As for loyalty, Syngal states a simple objective here:
Our goal to turn every customer into a loyalist. We launched our Navyist, Gap Good, Banana Republic and Athleta rewards at the end of September, and in Q4 alone enrolled 6.4 million new loyalists across the company into the program. One of the biggest value drivers for us in 2021 will be the full implementation and integration of our loyalty program across all of our brands this summer. We know members of our loyalty program outspend non-loyalty customers by more than 88%. This integrated program will offer our loyalists benefits across our entire portfolio, while still providing unique and emotional brand connections. If we can get a customer from a single transaction to multiple transactions, to multiple channels, to multiple brands, we see value accretion at every step.
Consistency is very, very important for this business [as] is the expansion of our loyalty program, which allows for repeat visits [and] a deeper relationship [in] the personalization journey that our tech investments are fueling…We spend a lot of time on this. We have these four brands. We also know the power of our platform and portfolio. So we're solving for the 'and' not the 'or'. What we're doing with our loyalty design is to have really intimate emotional brand level engagement and offering. While at the same time, we know the customer values cross-brand shopping, we know the customer values the benefit of the portfolio, so we're doing both and we've been very thoughtful about what offerings we give our customers depending on their preferences.

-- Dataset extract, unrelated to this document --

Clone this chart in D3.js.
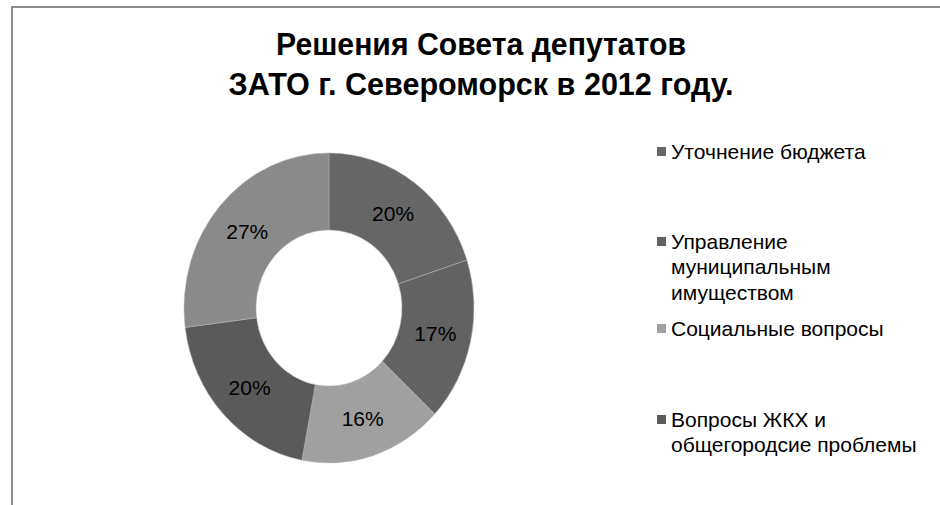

The 50% online goal is also going to be heavily dependent on having a robust back-end supply chain and inventory management infrastructure locked down. To that end, Gap Inc has been upgrading its six existing US distribution centers as well as beginning work next month on a seventh, an 850,000 square feet “state of the art” facility in Texas, costing $140 million to get up-and-running by Fall next year. This will be used to support Old Navy’s online distribution needs, says Syngal:
By delivering inventory faster and more efficiently to customers across the country, this new campus will allow us to meet the rising customer demand for online shopping.
Expect more sophistication around fulfilment and supply chain as the loyalty program kicks in, she adds, so the more valuable a customer you are perceived to be, the faster you can expect to receive your purchases:
One of the things, we are using loyalty for and we're designing it for, is to tier fulfillment based on if you're a bronze, silver, gold member, for example. That will also allow us to optimize the speed of delivery fulfillment based on our best customers and manage fulfillment costs effectively while pleasing our most valuable lifetime value customers.
Through store closures, strategic reviews, and our focus on reducing fixed operating costs, we are building a virtuous cycle where productivity can fuel demand generation, pointedly [with] our investments in technology and marketing.
That’s the bottom line thinking in play here. As noted at the start, Gap is a frustrating transformation tale of highs and lows. When Syngal talks about the importance of consistency, it’s difficult not to raise a quizzical eyebrow as she currently presides over a hugely-divided retail empire.
With two years to go, can Gap achieve its 50% online sales target? It’s hardly beyond the realms of the possibility, but fresh life needs to be pumped into the namesake brand - those face mask sales aren’t going to be there forever, we hope! - and Banana Republic’s ongoing plight shows no obvious sign of improving.
Last word to Syngal, who back in the summer was talking up the “digital sunshine” as the firm turned in its worst quarterly numbers in half-a-century. Flash forward nine months and the latest soundbite is:
Gap stands for modern American optimism.
It needs to, might be the cruel riposte.